A good number of naive recursive functions have exponential complexity, so this is good intuition to keep in mind.

Consider this function:

function fiboR1(n){
  if( n === 0 || n === 1 ){
    return n;
  } else if ( n >=2 ){
    return fiboR1(n-1) + fiboR1(n-1);
  }
}

Okay, so fiboR1 doesn't actually compute the Fibonacci sequence. That doesn't matter. Notice that its asymptotic complexity will be at least that of fiboR. This is because the two recursive calls to fiboR1(n-1) are more expensive than one call to fiboR(n-1) and one call to fiboR(n-2). So let's think about what the complexity of fiboR1 is.

Let's consider an example call to fiboR1(100).

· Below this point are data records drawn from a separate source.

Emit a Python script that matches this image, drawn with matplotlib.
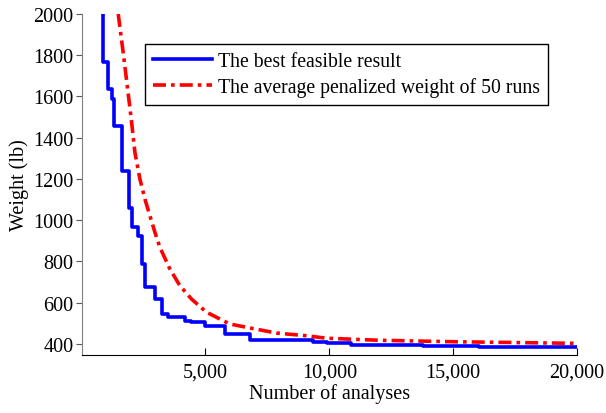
import matplotlib
matplotlib.use("Agg")
import matplotlib.pyplot as plt
from matplotlib.ticker import FuncFormatter

best_x = [871, 871, 1073, 1210, 1315, 1613, 1900, 2050, 2258, 2419, 2552, 2956, 3226, 3492,
          4165, 4400, 4972, 5778, 6786, 9339, 9903, 10887, 13774, 16060, 20000]
best_y = [2100, 1766, 1636, 1588, 1458, 1240, 1060, 966, 925, 788, 678, 616, 545, 531,
          513, 505, 489, 448, 421, 411, 403, 397, 390, 387, 387]

avg_x = [1476, 1700, 1880, 2016, 2149, 2351, 2553, 2754, 2956, 3157, 3560, 3964, 4435,
         5040, 5980, 6653, 7863, 9073, 9879, 12000, 15000, 17500, 20000]
avg_y = [2000, 1790, 1612, 1475, 1329, 1200, 1103, 1022, 942, 869, 764, 683, 618,
         554, 497, 481, 453, 440, 428, 418, 411, 407, 403]

x_ticks = [5000, 10000, 15000, 20000]
y_ticks = [400, 600, 800, 1000, 1200, 1400, 1600, 1800, 2000]

plt.rcParams['font.family'] = ['Liberation Serif', 'DejaVu Serif']

fig = plt.figure(figsize=(6.06, 4.14), dpi=100)
ax = fig.add_axes([0.1348, 0.1408, 0.952 - 0.1348, 0.9638 - 0.1408])

ax.plot(best_x, best_y, color='#0000ff', lw=2.6, drawstyle='steps-post',
        label='The best feasible result')
ax.plot(avg_x, avg_y, color='#ff0000', lw=2.6, dashes=[3.6, 1.4, 1, 1.4],
        label='The average penalized weight of 50 runs')

ax.set_xlim(0, 20000)
ax.set_ylim(348, 2000)
ax.set_xticks(x_ticks)
ax.set_yticks(y_ticks)
ax.xaxis.set_major_formatter(FuncFormatter(lambda v, p: f"{int(v):,}"))
ax.tick_params(axis='x', direction='in', length=5, labelsize=14.5, pad=6)
ax.tick_params(axis='y', direction='out', length=4, labelsize=14.5, pad=2,
               colors='0.35', labelcolor='black')
for s in ['top', 'right']:
    ax.spines[s].set_visible(False)
ax.spines['left'].set_color('0.5')
ax.spines['bottom'].set_color('black')

ax.set_xlabel('Number of analyses', fontsize=14.5, labelpad=1)
ax.set_ylabel('Weight (lb)', fontsize=14.5, labelpad=3)

leg = ax.legend(loc='upper left', bbox_to_anchor=(145 / 606, 1 - 45 / 414),
                bbox_transform=fig.transFigure, fontsize=14.2, frameon=True,
                fancybox=False, edgecolor='black', framealpha=1, handlelength=3.0,
                borderpad=0.4, labelspacing=0.3, handletextpad=0.3,
                borderaxespad=0)
leg.get_frame().set_linewidth(1.0)

fig.savefig('out.png', dpi=100)
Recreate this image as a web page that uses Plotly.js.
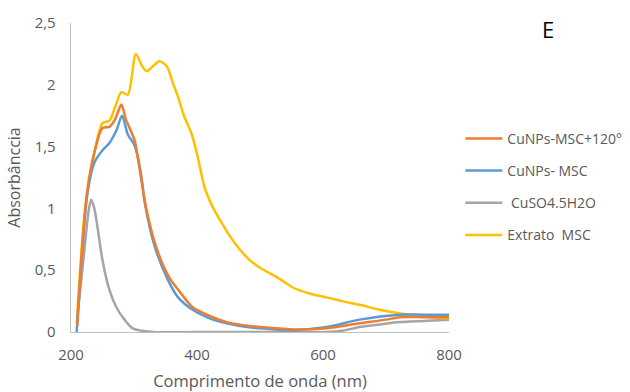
<!DOCTYPE html>
<html>
<head>
<meta charset="utf-8">
<script src="https://cdn.plot.ly/plotly-3.0.1.min.js"></script>
<style>html,body{margin:0;padding:0;background:#fff;}#chart{width:630px;height:392px;}</style>
</head>
<body>
<div id="chart"></div>
<script>
// Series names
const names = ["CuNPs-MSC+120°", "CuNPs- MSC", "\u00a0CuSO4.5H2O", "Extrato\u00a0\u00a0MSC"];

// Orange: CuNPs-MSC+120°
const orangeX = [210, 218, 226, 237, 250, 261, 270, 280, 287, 293, 301, 306, 312, 319, 335, 356, 372, 393, 420, 447, 480, 526, 560, 606, 658, 700, 722, 760, 800];
const orangeY = [0.05, 0.70, 1.15, 1.45, 1.65, 1.66, 1.72, 1.84, 1.72, 1.65, 1.55, 1.41, 1.22, 1.01, 0.69, 0.44, 0.33, 0.20, 0.13, 0.08, 0.05, 0.03, 0.02, 0.03, 0.07, 0.10, 0.12, 0.12, 0.12];

// Blue: CuNPs- MSC
const blueX = [209, 218, 226, 237, 250, 261, 272, 281, 290, 300, 306, 312, 317, 333, 354, 370, 393, 420, 447, 480, 526, 552, 606, 658, 722, 760, 800];
const blueY = [0.0, 0.66, 1.12, 1.37, 1.47, 1.53, 1.63, 1.75, 1.60, 1.52, 1.42, 1.25, 1.05, 0.69, 0.42, 0.28, 0.18, 0.11, 0.07, 0.04, 0.02, 0.015, 0.04, 0.10, 0.14, 0.14, 0.14];

// Gray: CuSO4.5H2O
const grayX = [209, 220, 228, 232, 237, 242, 250, 261, 272, 285, 298, 330, 400, 500, 606, 630, 658, 690, 722, 760, 800];
const grayY = [0.07, 0.60, 0.98, 1.07, 1.00, 0.85, 0.58, 0.34, 0.20, 0.10, 0.03, 0.0, 0.0, 0.0, 0.0, 0.01, 0.04, 0.06, 0.08, 0.09, 0.10];

// Yellow: Extrato MSC
const yellowX = [210, 221, 229, 237, 250, 261, 270, 280, 290, 303, 312, 320, 330, 340, 352, 362, 370, 380, 391, 401, 412, 425, 436, 449, 466, 484, 500, 531, 552, 580, 606, 630, 658, 690, 711, 738, 770, 800];
const yellowY = [0.16, 0.93, 1.23, 1.45, 1.69, 1.71, 1.82, 1.94, 1.92, 2.25, 2.16, 2.11, 2.15, 2.19, 2.15, 2.01, 1.90, 1.74, 1.61, 1.42, 1.17, 1.01, 0.91, 0.80, 0.68, 0.58, 0.52, 0.43, 0.36, 0.31, 0.28, 0.25, 0.22, 0.18, 0.16, 0.14, 0.12, 0.11];

const xTicks = [200, 400, 600, 800];
const yTicks = [0, 0.5, 1, 1.5, 2, 2.5];

const colors = ["#ED7D31", "#5B9BD5", "#A5A5A5", "#FFC000"];
const seriesX = [orangeX, blueX, grayX, yellowX];
const seriesY = [orangeY, blueY, grayY, yellowY];

const drawOrder = [2, 3, 1, 0];
const traces = [0, 1, 2, 3].map(i => ({
  x: seriesX[i], y: seriesY[i], name: names[i], type: "scatter", mode: "lines",
  line: {color: colors[i], width: 2.5, shape: "spline", smoothing: 0.8},
  legendgroup: "g" + i, legendrank: i + 1
}));
const data = drawOrder.map(i => traces[i]);

const font = "'Open Sans', sans-serif";
const layout = {
  width: 630, height: 392,
  margin: {l: 71, r: 181, t: 23, b: 60, autoexpand: false},
  paper_bgcolor: "#fff", plot_bgcolor: "#fff",
  separators: ",.",
  font: {family: font, color: "#595959", size: 15},
  showlegend: true,
  legend: {x: 1.03, y: 0.677, xanchor: "left", yanchor: "top", tracegroupgap: 11, itemwidth: 37,
           font: {family: font, size: 14, color: "#595959"}, bgcolor: "rgba(0,0,0,0)"},
  xaxis: {range: [200, 800], tickvals: xTicks, showgrid: false, zeroline: false,
          showline: true, linecolor: "#BFBFBF", linewidth: 1.3,
          ticks: "outside", ticklen: 9, tickcolor: "rgba(0,0,0,0)",
          tickfont: {size: 15, color: "#595959"},
          title: {text: "Comprimento de onda (nm)", font: {size: 16.5, color: "#595959"}, standoff: 12}},
  yaxis: {range: [0, 2.5], tickvals: yTicks, showgrid: false, zeroline: false,
          showline: true, linecolor: "#BFBFBF", linewidth: 1.3,
          ticks: "outside", ticklen: 11, tickcolor: "rgba(0,0,0,0)",
          tickfont: {size: 15, color: "#595959"},
          title: {text: "Absorbânccia", font: {size: 16, color: "#595959"}, standoff: 10}},
  annotations: [{text: "E", xref: "paper", yref: "paper", x: (548 - 71) / 378, y: 1 - (29 - 23) / 309,
                 xanchor: "center", yanchor: "middle", showarrow: false,
                 font: {family: font, size: 22, color: "#000"}}]
};
Plotly.newPlot("chart", data, layout, {staticPlot: true});
</script>
</body>
</html>
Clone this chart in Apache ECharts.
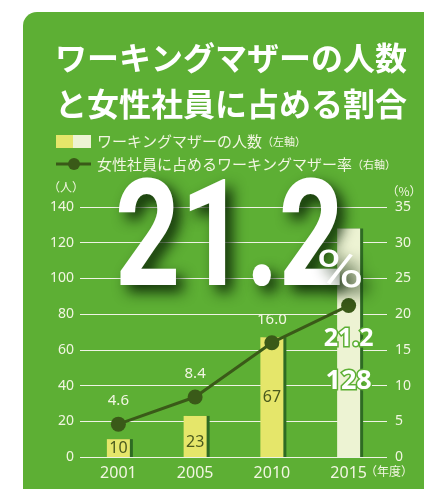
<!DOCTYPE html>
<html>
<head>
<meta charset="utf-8">
<script src="https://cdn.jsdelivr.net/npm/echarts@6/dist/echarts.min.js"></script>
<style>
  html, body { margin: 0; padding: 0; background: #fff; }
  #main { width: 424px; height: 489px; }
</style>
</head>
<body>
<div id="main"></div>
<script>
  // 年度
  var years = ['2001', '2005', '2010', '2015']
  // ワーキングマザーの人数（左軸）
  var motherCount = [10, 23, 67, 128]
  // 女性社員に占めるワーキングマザー率（右軸）
  var motherRate = [4.6, 8.4, 16.0, 21.2]
  var leftTicks = { min: 0, max: 140, interval: 20 }
  var rightTicks = { min: 0, max: 35, interval: 5 }

  var green = '#5DAF34'
  var dark = '#3A5A18'
  var light = '#F2F6E2'
  var jp = '"Noto Sans CJK JP"'

  var barData = motherCount.map(function (v, i) {
    var last = i === motherCount.length - 1
    var item = {
      value: v,
      itemStyle: { color: last ? '#EDF3D3' : '#E5E66A' }
    }
    if (i === 1) {
      item.label = { position: 'insideBottom', distance: 7 }
    }
    if (last) {
      item.label = {
        position: 'insideBottom', distance: 62,
        color: '#fff', fontSize: 27, fontWeight: 'bold',
        textBorderColor: green, textBorderWidth: 3
      }
    }
    return item
  })

  var lineData = motherRate.map(function (v, i) {
    if (i === motherRate.length - 1) {
      return {
        value: v,
        label: {
          position: 'bottom', distance: 13,
          color: '#fff', fontSize: 25, fontWeight: 'bold',
          textBorderColor: green, textBorderWidth: 3
        }
      }
    }
    return v
  })

  // 大きな「21.2%」の影
  var bigShadow = {
    shadowColor: 'rgba(12,38,6,0.95)', shadowBlur: 14, shadowOffsetX: 7, shadowOffsetY: 7,
    textShadowColor: 'rgba(12,38,6,0.95)', textShadowBlur: 14, textShadowOffsetX: 7, textShadowOffsetY: 7
  }

  var option = {
    backgroundColor: '#fff',
    animation: false,
    grid: { left: 80, right: 37, top: 207, bottom: 32 },
    xAxis: {
      type: 'category',
      data: years,
      axisLine: { show: false },
      axisTick: { show: false },
      axisLabel: { color: light, fontSize: 16, margin: 8, fontFamily: 'Noto Sans' }
    },
    yAxis: [
      {
        type: 'value',
        min: leftTicks.min, max: leftTicks.max, interval: leftTicks.interval,
        axisLine: { show: false },
        axisTick: { show: false },
        axisLabel: { color: light, fontSize: 14, margin: 6, fontFamily: 'Noto Sans' },
        splitLine: { lineStyle: { color: '#EEF3E4', width: 1 } }
      },
      {
        type: 'value',
        min: rightTicks.min, max: rightTicks.max, interval: rightTicks.interval,
        axisLine: { show: false },
        axisTick: { show: false },
        axisLabel: { color: light, fontSize: 14, margin: 8, fontFamily: 'Noto Sans' },
        splitLine: { show: false }
      }
    ],
    series: [
      {
        name: 'ワーキングマザーの人数',
        type: 'bar',
        barWidth: 23,
        data: barData,
        itemStyle: {
          shadowColor: '#2E6B23',
          shadowBlur: 0,
          shadowOffsetX: 3,
          shadowOffsetY: 0
        },
        label: {
          show: true,
          position: 'inside',
          color: '#4A5A1E',
          fontSize: 16,
          fontFamily: 'Noto Sans'
        }
      },
      {
        name: '女性社員に占めるワーキングマザー率',
        type: 'line',
        yAxisIndex: 1,
        data: lineData,
        symbol: 'circle',
        symbolSize: 15,
        lineStyle: { color: dark, width: 3 },
        itemStyle: { color: dark },
        label: {
          show: true,
          position: 'top',
          distance: 8,
          color: light,
          fontSize: 15,
          fontFamily: 'Noto Sans',
          formatter: function (p) { return p.value.toFixed(1) }
        },
        z: 4
      }
    ],
    graphic: [
      // 背景
      {
        type: 'rect', z: -10, silent: true,
        shape: { x: 23, y: 12, width: 440, height: 520, r: 14 },
        style: { fill: green }
      },
      // タイトル
      {
        type: 'text', z: 10,
        style: {
          x: 55, y: 58, text: 'ワーキングマザーの人数',
          font: 'bold 32px ' + jp, fill: '#fff', verticalAlign: 'middle'
        }
      },
      {
        type: 'text', z: 10,
        style: {
          x: 55, y: 104, text: 'と女性社員に占める割合',
          font: 'bold 32px ' + jp, fill: '#fff', verticalAlign: 'middle'
        }
      },
      // 凡例
      { type: 'rect', z: 10, shape: { x: 56, y: 135, width: 17, height: 13 }, style: { fill: '#E5E66A' } },
      { type: 'rect', z: 10, shape: { x: 73, y: 135, width: 18, height: 13 }, style: { fill: '#EDF3D3' } },
      {
        type: 'text', z: 10,
        style: { x: 97, y: 141, text: 'ワーキングマザーの人数', font: '15px ' + jp, fill: light, verticalAlign: 'middle' }
      },
      {
        type: 'text', z: 10,
        style: { x: 262, y: 142, text: '（左軸）', font: '11px ' + jp, fill: light, verticalAlign: 'middle' }
      },
      { type: 'line', z: 10, shape: { x1: 56, y1: 164, x2: 91, y2: 164 }, style: { stroke: dark, lineWidth: 3 } },
      { type: 'circle', z: 10, shape: { cx: 74, cy: 164, r: 6 }, style: { fill: dark } },
      {
        type: 'text', z: 10,
        style: { x: 97, y: 164, text: '女性社員に占めるワーキングマザー率', font: '15px ' + jp, fill: light, verticalAlign: 'middle' }
      },
      {
        type: 'text', z: 10,
        style: { x: 352, y: 165, text: '（右軸）', font: '11px ' + jp, fill: light, verticalAlign: 'middle' }
      },
      // 軸の単位
      {
        type: 'text', z: 10,
        style: { x: 66, y: 187, text: '（人）', font: '12px ' + jp, fill: light, align: 'center', verticalAlign: 'middle' }
      },
      {
        type: 'text', z: 10,
        style: { x: 404, y: 191, text: '（%）', font: '12px ' + jp, fill: light, align: 'center', verticalAlign: 'middle' }
      },
      {
        type: 'text', z: 10,
        style: { x: 389, y: 471, text: '（年度）', font: '12px ' + jp, fill: light, align: 'center', verticalAlign: 'middle' }
      },
      // 21.2%
      {
        type: 'text', z: 20, x: 115, y: 248, scaleX: 0.77,
        style: Object.assign({
          x: 0, y: 0, text: '21.2', font: 'bold 148px Roboto', fill: '#fff',
          verticalAlign: 'middle'
        }, bigShadow)
      },
      {
        type: 'text', z: 20, x: 316, y: 274, scaleX: 1.25,
        style: Object.assign({
          x: 0, y: 0, text: '%', font: '52px Roboto', fill: '#fff',
          verticalAlign: 'middle'
        }, bigShadow)
      }
    ]
  }

  var myChart = echarts.init(document.getElementById('main'), null, { renderer: 'canvas' })
  myChart.setOption(option)
</script>
</body>
</html>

fiboR1(100) = 2 * fiboR1(99)
            = 4 * fiboR1(98)
            = 8 * fiboR1(97)
            = 16 * fiboR1(96)
            = 32 * fiboR1(95)
            = 64 * fiboR1(94)
            ...

See the pattern now? We have O(2^n) recursive calls to fiboR1, and each call is a constant time branch. So fiboR1 is O(2^n), which means that by extension, fiboR is also O(2^n), as big-O is an upper-bound function.

If you know the closed form for the Fibonacci sequence, we can also just do this example for fiboR directly. Let's consider fiboR(100):

fiboR(100) = fiboR(99) + fiboR(98)
           = 2 * fiboR(98) + fiboR(97)
           = 3 * fiboR(97) + 2 * fiboR(96)
           = 5 * fiboR(96) + 3 * fiboR(95)
           = 8 * fiboR(95) + 5 * fiboR(94)
           = 13 * fiboR(94) + 8 * fiboR(93)
           ...

The number of recursive function calls follows the Fibonacci sequence. The closed form for the Fibonacci sequence is exponential in n. In fact, it is O(((1+sqrt{5})/2)^n), which is about O(1.6^n).